Nearing the end of the ridge I heard a low roaring drone getting louder and it didn't sound like a helicopter: suddenly just a short way ahead a large dark green 4-propeller aircraft loomed up above the valley edge, a startling experience. It happened far too fast to get the camera out and I don't know one plane from another, but it would be interesting to know what it was - it looked old. It headed down Langstrathdale I think.
The path is rather scruffy in the main and requires some bog-hopping at one point. After the 547m spot-height a section of firm path has been laid with a gritty grey aggregate, but it was never as boggy as the aforementioned spot. Anyway I left it higher up and crossed the nascent Stake Beck to ascend on a tractor track to Thunacar Knott and its summit tarn, very well known to us and scene of memorable tent pitches.
I followed my familiar route across the flanks of High Raise and around Sergeant Man, the tiny peak that rises just a few metres from the path yet always seems to have more walkers jostling on its top than many major mountains, and descended the main path towards the Blea Rigg ridge. There is a good view of Codale Tarn below across the valley.
The Blea Rigg ridge is an attractive walk but always seems much longer than it is: there are many little rocky peaks and hillocks and many ups and downs with a few impostor paths to add some confusion to the landscape, but eventually I arrived at the reedy Youdell Tarn. Past another tarn I continued south-eastwards across Brigstone Moss and sought a pitch.
Another sunny dawn and I set off initially southwards on the east side of the infant Megs Gill, a good path high above the very steep sided ravine where the gill plunges down into Langdale.
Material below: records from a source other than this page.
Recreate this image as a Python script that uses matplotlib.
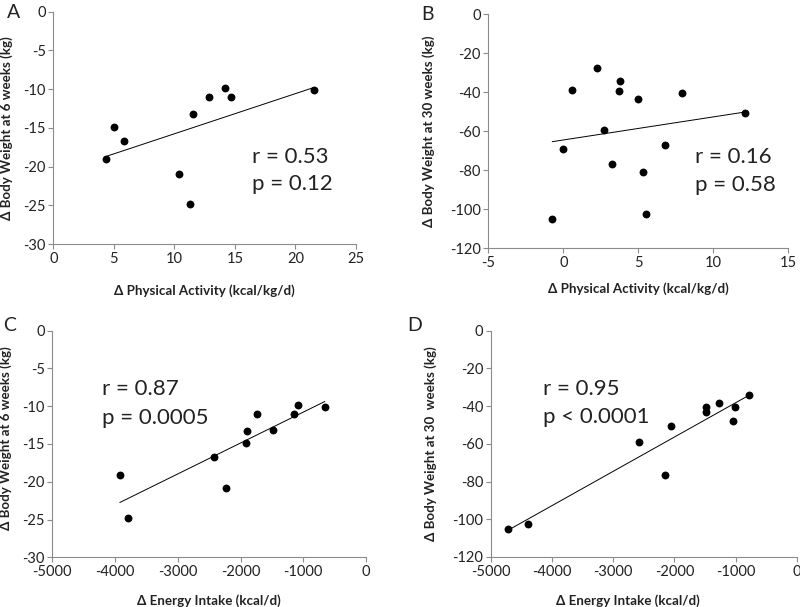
import numpy as np
import matplotlib
matplotlib.use("Agg")
import matplotlib.pyplot as plt

plt.rcParams['font.family'] = ['Lato', 'DejaVu Sans']
plt.rcParams['axes.unicode_minus'] = False

# Panel A: physical activity vs weight change at 6 weeks
pa6_x = [4.33, 5.04, 5.87, 10.42, 11.3, 11.52, 12.84, 14.2, 14.69, 21.53]
pa6_y = [-19.07, -14.9, -16.7, -20.9, -24.8, -13.17, -11.06, -9.8, -11.06, -10.1]

# Panel B: physical activity vs weight change at 30 weeks
pa30_x = [-0.73, 0.0, 0.58, 2.24, 2.69, 3.27, 3.73, 3.78, 4.98, 5.31, 5.51, 6.8, 7.89, 12.1]
pa30_y = [-104.8, -69.1, -38.6, -27.5, -59.3, -76.6, -39.5, -34.2, -43.2, -80.7, -102.2, -67.0, -40.2, -50.6]

# Panel C: energy intake vs weight change at 6 weeks
ei6_x = [-3921, -3794, -2428, -2237, -1907, -1897, -1737, -1488, -1153, -1084, -659]
ei6_y = [-19.1, -24.8, -16.67, -20.86, -14.9, -13.28, -11.07, -13.19, -11.07, -9.79, -10.1]

# Panel D: energy intake vs weight change at 30 weeks
ei30_x = [-4711, -4394, -2578, -2158, -2054, -1487, -1476, -1274, -1039, -1007, -777]
ei30_y = [-105.0, -102.3, -59.2, -76.7, -50.4, -43.1, -40.5, -38.5, -47.9, -40.3, -34.1]

panel_letters = ['A', 'B', 'C', 'D']
stats_r = ['r = 0.53', 'r = 0.16', 'r = 0.87', 'r = 0.95']
stats_p = ['p = 0.12', 'p = 0.58', 'p = 0.0005', 'p < 0.0001']
xlabels = ['Δ Physical Activity (kcal/kg/d)', 'Δ Physical Activity (kcal/kg/d)',
           'Δ Energy Intake (kcal/d)', 'Δ Energy Intake (kcal/d)']
ylabels = ['Δ Body Weight at 6 weeks (kg)', 'Δ Body Weight at 30 weeks (kg)',
           'Δ Body Weight at 6 weeks (kg)', 'Δ Body Weight at 30  weeks (kg)']
xticks = [np.arange(0, 26, 5), np.arange(-5, 16, 5),
          np.arange(-5000, 1, 1000), np.arange(-5000, 1, 1000)]
yticks = [np.arange(-30, 1, 5), np.arange(-120, 1, 20),
          np.arange(-30, 1, 5), np.arange(-120, 1, 20)]

fig = plt.figure(figsize=(8, 6.07), dpi=100)

positions = [
    [0.0666, 0.598, 0.445 - 0.0666, 0.9807 - 0.598],
    [0.6104, 0.591, 0.9854 - 0.6104, 0.9764 - 0.591],
    [0.0654, 0.0819, 0.4575 - 0.0654, 0.4552 - 0.0819],
    [0.6134, 0.0824, 0.9959 - 0.6134, 0.4552 - 0.0824],
]
data = [(pa6_x, pa6_y), (pa30_x, pa30_y), (ei6_x, ei6_y), (ei30_x, ei30_y)]
text_xy = [(16.4, -18.7, -22.3), (8.78, -73, -87.5), (-4214, -7.76, -11.5), (-4149, -31.1, -45.9)]
ylab_coords = [(-0.133, 0.5), (-0.178, 0.5), (-0.128, 0.526), (-0.176, 0.5)]
xlab_coords = [(0.5, -0.175), (0.5, -0.144), (0.5, -0.165), (0.448, -0.165)]
letter_pos = [(0.009, 0.993), (0.527, 0.99), (0.004, 0.478), (0.509, 0.478)]

spine_col = '#8c8c8c'
for i, pos in enumerate(positions):
    ax = fig.add_axes(pos)
    x, y = np.array(data[i][0], float), np.array(data[i][1], float)
    ax.scatter(x, y, s=32, color='black', zorder=3, linewidths=0)
    m, b = np.polyfit(x, y, 1)
    xl = np.array([x.min(), x.max()])
    ax.plot(xl, m * xl + b, color='black', lw=0.7, zorder=2)
    ax.set_xlim(xticks[i][0], xticks[i][-1])
    ax.set_ylim(yticks[i][0], yticks[i][-1])
    ax.set_xticks(xticks[i])
    ax.set_yticks(yticks[i])
    for s in ['top', 'right']:
        ax.spines[s].set_visible(False)
    for s in ['left', 'bottom']:
        ax.spines[s].set_color(spine_col)
        ax.spines[s].set_linewidth(0.8)
    ax.tick_params(direction='out', length=3.5, width=0.8, color=spine_col,
                   labelsize=10.5, labelcolor='#222222', pad=2)
    ax.set_xlabel(xlabels[i], fontsize=9.6, fontweight='bold', color='#222222')
    ax.set_ylabel(ylabels[i], fontsize=9.6, fontweight='bold', color='#222222')
    ax.xaxis.set_label_coords(*xlab_coords[i])
    ax.yaxis.set_label_coords(*ylab_coords[i])
    tx, ty1, ty2 = text_xy[i]
    ax.text(tx, ty1, stats_r[i], fontsize=16, ha='left', va='center', color='#222222')
    ax.text(tx, ty2, stats_p[i], fontsize=16, ha='left', va='center', color='#222222')
    ax.patch.set_alpha(0)

for i, (lx, ly) in enumerate(letter_pos):
    fig.text(lx, ly, panel_letters[i], fontsize=14, ha='left', va='top', color='#222222')

fig.savefig('out.png', dpi=100)
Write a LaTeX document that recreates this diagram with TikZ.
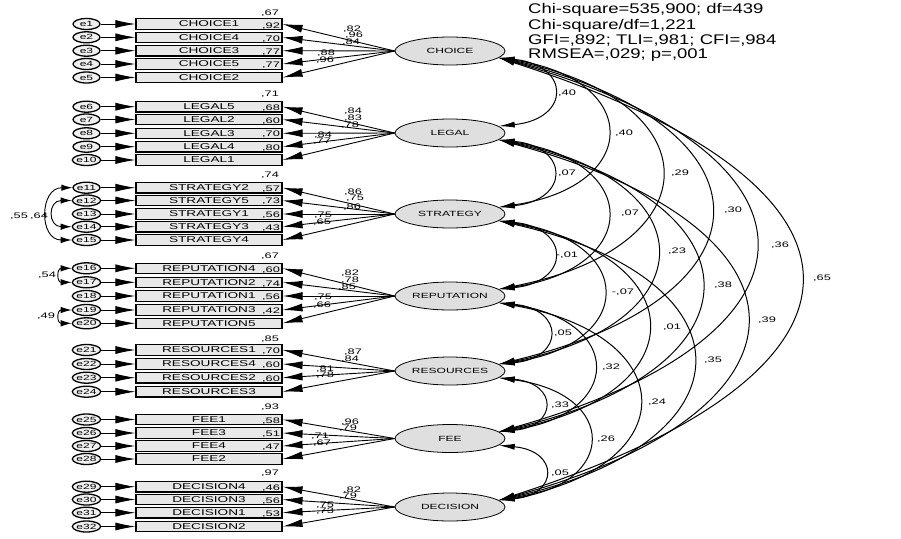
\documentclass[tikz,border=0pt]{standalone}
\usepackage{fontspec}
\setmainfont{Liberation Sans}
\newfontfamily\amos[FakeStretch=1.6]{Liberation Sans}
\newfontfamily\amosfit[FakeStretch=1.32]{Liberation Sans}
\usetikzlibrary{shapes.geometric,arrows.meta}
\begin{document}
\begin{tikzpicture}[x=1pt,y=-1pt,
  err/.style={ellipse,draw,line width=1.3pt,fill=gray!12,minimum width=27pt,minimum height=11pt,inner sep=0pt,font=\amos\fontsize{7.5}{8}\selectfont},
  obs/.style={rectangle,draw,line width=1.1pt,fill=gray!18,minimum width=146pt,minimum height=10.5pt,inner sep=0pt,font=\amos\fontsize{8.5}{9}\selectfont},
  lat/.style={ellipse,draw,line width=0.8pt,fill=gray!25,minimum width=110pt,minimum height=28pt,inner sep=0pt,font=\amos\fontsize{7.5}{9}\selectfont},
  val/.style={inner sep=0pt,font=\amos\fontsize{8}{9}\selectfont},
  fit/.style={inner sep=0pt,anchor=west,font=\amosfit\fontsize{14}{15}\selectfont},
  arr/.style={line width=0.9pt,-{Latex[length=20pt,width=8pt]}},
  cov/.style={line width=1pt,{Latex[length=16pt,width=6pt]}-{Latex[length=16pt,width=6pt]}},
  ecov/.style={line width=0.9pt,{Latex[length=11pt,width=6.5pt]}-{Latex[length=11pt,width=6.5pt]}},
]
\useasboundingbox[fill=white] (0,0) rectangle (901,538);

% latent factors
\node[lat] (choice) at (450,51) {CHOICE};
\node[lat] (legal) at (450,133) {LEGAL};
\node[lat] (strategy) at (450,214) {STRATEGY};
\node[lat] (reputation) at (450,296) {REPUTATION};
\node[lat] (resources) at (450,371) {RESOURCES};
\node[lat] (fee) at (450,438.5) {FEE};
\node[lat] (decision) at (450,507) {DECISION};

% observed variables and errors
\foreach \n/\t/\y [count=\i] in {
  c1/CHOICE1/24, c2/CHOICE4/37.3, c3/CHOICE3/50.7, c4/CHOICE5/64, c5/CHOICE2/77.5,
  l1/LEGAL5/106.7, l2/LEGAL2/119.5, l3/LEGAL3/133.3, l4/LEGAL4/146.7, l5/LEGAL1/160,
  s1/STRATEGY2/187.7, s2/STRATEGY5/200.5, s3/STRATEGY1/214, s4/STRATEGY3/226.7, s5/STRATEGY4/240,
  r1/REPUTATION4/268.3, r2/REPUTATION2/282.3, r3/REPUTATION1/296, r4/REPUTATION3/310, r5/REPUTATION5/323.3,
  q1/RESOURCES1/350, q2/RESOURCES4/364, q3/RESOURCES2/377.7, q4/RESOURCES3/391.7,
  f1/FEE1/419.5, f2/FEE3/433, f3/FEE4/446, f4/FEE2/459,
  d1/DECISION4/486.7, d2/DECISION3/499.5, d3/DECISION1/512.7, d4/DECISION2/526.5}{
  \node[obs] (\n) at (209,\y) {\t};
  \node[err] (e\i) at (86.5,\y) {e\i};
  \draw[arr] (e\i) -- (\n);
}

% loadings
\foreach \n in {c1,c2,c3,c4,c5} \draw[arr] (choice.west) -- (\n.east);
\foreach \n in {l1,l2,l3,l4,l5} \draw[arr] (legal.west) -- (\n.east);
\foreach \n in {s1,s2,s3,s4,s5} \draw[arr] (strategy.west) -- (\n.east);
\foreach \n in {r1,r2,r3,r4,r5} \draw[arr] (reputation.west) -- (\n.east);
\foreach \n in {q1,q2,q3,q4} \draw[arr] (resources.west) -- (\n.east);
\foreach \n in {f1,f2,f3,f4} \draw[arr] (fee.west) -- (\n.east);
\foreach \n in {d1,d2,d3,d4} \draw[arr] (decision.west) -- (\n.east);

% error covariances
\draw[ecov] (e11.west) .. controls +(-33,0) and +(-33,0) .. (e15.west);
\draw[ecov] (e12.west) .. controls +(-24,0) and +(-24,0) .. (e14.west);
\draw[ecov] (e16.west) .. controls +(-15,0) and +(-15,0) .. (e17.west);
\draw[ecov] (e19.west) .. controls +(-15,0) and +(-15,0) .. (e20.west);
\node[val] (k1) at (19,216) {,55};
\node[val] (k2) at (39,216) {,64};
\node[val] (k3) at (47,275.5) {,54};
\node[val] (k4) at (46,316.5) {,49};

% factor covariances
\foreach \a/\b/\d in {choice/legal/82, choice/strategy/163, choice/reputation/245, choice/resources/320, choice/fee/387.5, choice/decision/456,
  legal/strategy/81, legal/reputation/163, legal/resources/238, legal/fee/305.5, legal/decision/374,
  strategy/reputation/82, strategy/resources/157, strategy/fee/224.5, strategy/decision/293,
  reputation/resources/75, reputation/fee/142.5, reputation/decision/211,
  resources/fee/67.5, resources/decision/136, fee/decision/68.5}{
  \pgfmathsetmacro\cx{0.88*\d}
  \pgfmathsetmacro\cy{(0.05+0.0006*\d)*\cx}
  \draw[cov] (\a.-8) .. controls +(\cx,\cy) and +(\cx,-\cy) .. (\b.8);
}

% values
\foreach \x/\y/\t [count=\i] in {
  270/13/{,67}, 271/26/{,92}, 271/39/{,70}, 271/52/{,77}, 271/65.5/{,77},
  352/29/{,82}, 354/35.5/{,96}, 351/42.5/{,84}, 326/53/{,88}, 325/60/{,96},
  270/94.5/{,71}, 271/108/{,68}, 271/121/{,60}, 271/134.5/{,70}, 271/148/{,80},
  353/111/{,84}, 353/118/{,83}, 350/125.5/{,78}, 323/135/{,84}, 322/141/{,77},
  270/175/{,74}, 271/189/{,57}, 271/201.5/{,73}, 271/215/{,56}, 271/228/{,43},
  353/192/{,86}, 355/198/{,75}, 352/207/{,86}, 323/215/{,75}, 322/222/{,65},
  270/256/{,67}, 271/270/{,60}, 271/284/{,74}, 271/297.5/{,56}, 271/311.5/{,42},
  350/273/{,82}, 350/280.5/{,78}, 347/287.5/{,85}, 323/297/{,75}, 322/305/{,66},
  270/339.5/{,85}, 271/351.5/{,70}, 271/365.5/{,60}, 271/379/{,60},
  353/352.5/{,87}, 350/359/{,84}, 325/369/{,81}, 325/375/{,78},
  270/407/{,93}, 271/421/{,58}, 271/434/{,51}, 271/447/{,47},
  350/422/{,96}, 348/428/{,79}, 320/436.5/{,71}, 322/443/{,67},
  270/473.5/{,97}, 271/488/{,46}, 271/501/{,56}, 271/514/{,53},
  352/490/{,82}, 348/496.5/{,79}, 325/505/{,75}, 325/511.5/{,73},
  567/93/{,40}, 624/133/{,40}, 680/173/{,29}, 733/210/{,30}, 780/245/{,36}, 822/278/{,65},
  567/173/{,07}, 630/213/{,07}, 677/251/{,23}, 723/285/{,38}, 767/320/{,39},
  567/255/{-,01}, 623/292/{-,07}, 672/327/{,01}, 713/360/{,35},
  563/333/{,05}, 611/367/{,32}, 657/402/{,24},
  560/405/{,33}, 606/439/{,26}, 560/473/{,05}}{
  \node[val] (v\i) at (\x,\y) {\t};
}

% fit statistics
\node[fit] (fit1) at (528,10) {Chi-square=535,900; df=439};
\node[fit] (fit2) at (528,25.5) {Chi-square/df=1,221};
\node[fit] (fit3) at (528,41) {GFI=,892; TLI=,981; CFI=,984};
\node[fit] (fit4) at (528,55.5) {RMSEA=,029; p=,001};
\end{tikzpicture}
\end{document}
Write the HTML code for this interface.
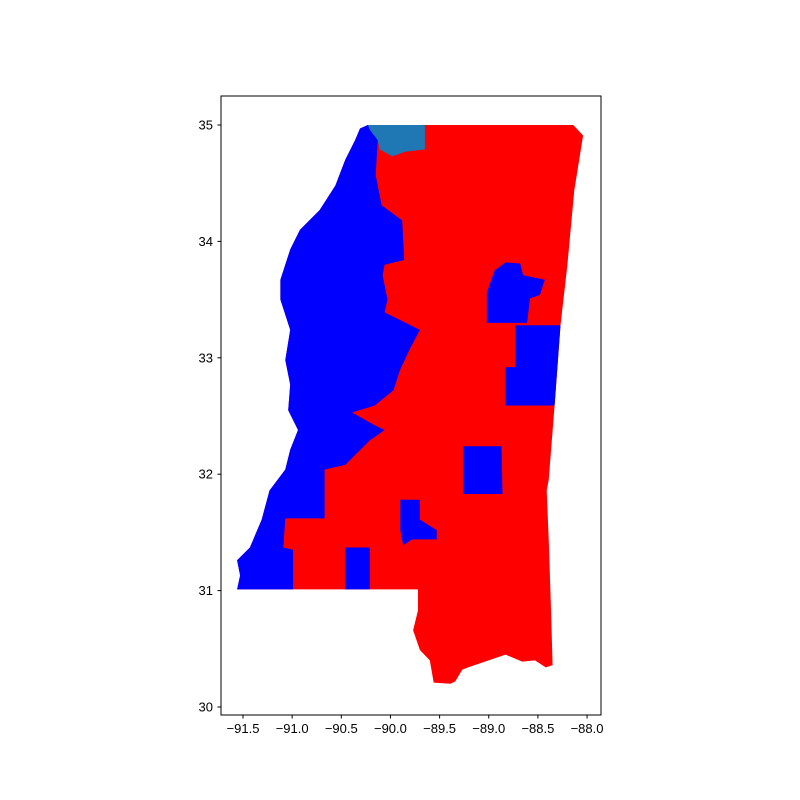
<!DOCTYPE html>
<html><head><meta charset="utf-8"><style>
body{margin:0;background:#fff}
svg{display:block;font-family:"Liberation Sans",sans-serif}
</style></head><body>
<svg id="chart" width="800" height="800" viewBox="0 0 800 800">
<rect width="800" height="800" fill="#fff"/>
<g id="regions"></g>
<rect x="221" y="96" width="380" height="619" fill="none" stroke="#000" stroke-width="1"/>
<g id="xticks"></g>
<g id="yticks"></g>
</svg>
<script>
const xTickValues=[-91.5,-91.0,-90.5,-90.0,-89.5,-89.0,-88.5,-88.0];
const xTickLabels=["−91.5","−91.0","−90.5","−90.0","−89.5","−89.0","−88.5","−88.0"];
const yTickValues=[30,31,32,33,34,35];
const yTickLabels=["30","31","32","33","34","35"];
const regionNames=["state-red","blue-delta","teal-county","blue-county-a","blue-county-b","blue-county-c","blue-county-d","blue-county-e"];
const regionColors=["#ff0000","#0000ff","#1f77b4","#0000ff","#0000ff","#0000ff","#0000ff","#0000ff"];
const westEdge=[[-91.56,31.01],[-91.53,31.13],[-91.56,31.26],[-91.43,31.37],[-91.31,31.61],[-91.23,31.86],[-91.07,32.04],[-91.02,32.21],[-90.94,32.38],[-91.04,32.55],[-91.02,32.77],[-91.07,32.98],[-91.02,33.24],[-91.12,33.5],[-91.12,33.67],[-91.02,33.93],[-90.92,34.1],[-90.72,34.27],[-90.56,34.48],[-90.46,34.7],[-90.36,34.87],[-90.31,34.97]];
const stateRegion=[[-90.23,35],[-88.14,35],[-88.04,34.91],[-88.13,34.44],[-88.2,33.8],[-88.27,33.28],[-88.33,32.59],[-88.39,31.95],[-88.41,31.86],[-88.39,31.44],[-88.37,30.92],[-88.35,30.36],[-88.42,30.34],[-88.53,30.4],[-88.66,30.39],[-88.83,30.45],[-89.21,30.34],[-89.27,30.32],[-89.34,30.22],[-89.39,30.2],[-89.56,30.21],[-89.6,30.4],[-89.7,30.49],[-89.77,30.66],[-89.72,30.83],[-89.72,31.01]].concat(westEdge);
const blueDelta=westEdge.concat([[-90.23,35],[-90.13,34.87],[-90.15,34.57],[-90.09,34.31],[-89.88,34.18],[-89.86,33.84],[-90.06,33.8],[-90.08,33.71],[-90.03,33.5],[-90.06,33.39],[-89.7,33.24],[-89.8,33.08],[-89.9,32.9],[-89.97,32.72],[-90.16,32.59],[-90.39,32.53],[-90.16,32.42],[-90.06,32.38],[-90.21,32.29],[-90.46,32.08],[-90.67,32.04],[-90.67,31.62],[-91.07,31.62],[-91.09,31.37],[-90.99,31.35],[-90.99,31.01]]);
const tealCounty=[[-90.23,35],[-89.65,35],[-89.65,34.79],[-89.85,34.77],[-89.98,34.73],[-90.11,34.79],[-90.13,34.87],[-90.21,34.96]];
const blueA=[[-90.46,31.37],[-90.21,31.37],[-90.21,31.01],[-90.46,31.01]];
const blueB=[[-89.9,31.78],[-89.7,31.78],[-89.7,31.61],[-89.53,31.52],[-89.53,31.44],[-89.78,31.44],[-89.87,31.39],[-89.9,31.52]];
const blueC=[[-89.26,32.24],[-88.87,32.24],[-88.86,31.83],[-89.26,31.83]];
const blueD=[[-88.73,33.28],[-88.27,33.28],[-88.33,32.59],[-88.83,32.59],[-88.83,32.92],[-88.73,32.92]];
const blueE=[[-89.02,33.56],[-88.94,33.75],[-88.83,33.82],[-88.68,33.81],[-88.65,33.71],[-88.43,33.67],[-88.48,33.54],[-88.58,33.51],[-88.61,33.3],[-89.02,33.3]];
const regions=[stateRegion,blueDelta,tealCounty,blueA,blueB,blueC,blueD,blueE];

const X=lon=>243+(lon+91.5)*98.3;
const Y=lat=>125+(35-lat)*116.4;
const NS="http://www.w3.org/2000/svg";
const g=document.getElementById('regions');
regions.forEach((r,i)=>{
  const p=document.createElementNS(NS,'polygon');
  p.setAttribute('points',r.map(d=>X(d[0]).toFixed(1)+','+Y(d[1]).toFixed(1)).join(' '));
  p.setAttribute('fill',regionColors[i]);
  
  
  g.appendChild(p);
});
const xg=document.getElementById('xticks');
xTickValues.forEach((v,i)=>{
  const x=X(v);
  const l=document.createElementNS(NS,'line');
  l.setAttribute('x1',x);l.setAttribute('x2',x);l.setAttribute('y1',715);l.setAttribute('y2',718.5);l.setAttribute('stroke','#000');
  
  
  xg.appendChild(l);
  const t=document.createElementNS(NS,'text');
  t.setAttribute('x',x);t.setAttribute('y',733);t.setAttribute('text-anchor','middle');t.setAttribute('font-size','13');
  t.textContent=xTickLabels[i];
  
  
  xg.appendChild(t);
});
const yg=document.getElementById('yticks');
yTickValues.forEach((v,i)=>{
  const y=Y(v);
  const l=document.createElementNS(NS,'line');
  l.setAttribute('x1',217.5);l.setAttribute('x2',221);l.setAttribute('y1',y);l.setAttribute('y2',y);l.setAttribute('stroke','#000');
  
  
  yg.appendChild(l);
  const t=document.createElementNS(NS,'text');
  t.setAttribute('x',213);t.setAttribute('y',y+4.5);t.setAttribute('text-anchor','end');t.setAttribute('font-size','13');
  t.textContent=yTickLabels[i];
  
  
  yg.appendChild(t);
});
</script>
</body></html>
The path arrives at a cairned junction where careful navigation is needed: the whole area is a veritable maze of paths and tracks through the many knolls and hillocks, far more than shown on the map, and most of them try to seduce the unwary down to Elterwater. I was heading SE to High Close and used a crossing track as a course correction to keep the line, which I confirmed when I reached the small tarn at NY335055.
From High Close I walked along the lane to the signed track to Loughrigg Terrace, a manicured track with a beautiful view over Grasmere that has delighted so many tourists. From the terrace a pitched path ascends quite steeply directly towards the summit, leaving an easier walk to the trig point where a young couple had ascended from another direction but quickly left: two people, not bad but I was early.
I took the steep path south-westwards alongside a small stream to join the footpath around Loughrigg tarn to the road into Skelwith Bridge. Here I picked up the Cumbria Way (CW) for my return, which is generally not waymarked as such and I needed to keep a close eye on the map (between here and Coniston I noticed only one signpost that mentioned the CW by name).
I saw many walkers on this return leg, including one group of lads being set loose by their leader with instructions to 'watch their bearings', and I psyched myself up for the close encounters at Tarn Hows, one of the most popular tourist magnets in south Lakeland on a warm sunny Saturday. It was about what I expected: many strollers, family picnics and hungry ducks and geese.
The car park at the summit of the Tarn Hows road was filling up as I walked down towards Tarn Hows Wood with a good view of the Coniston Fells across the valley. The Yewdale Fells look impressively steep from this side and I made a mental note to investigate some new territory there for a future walk.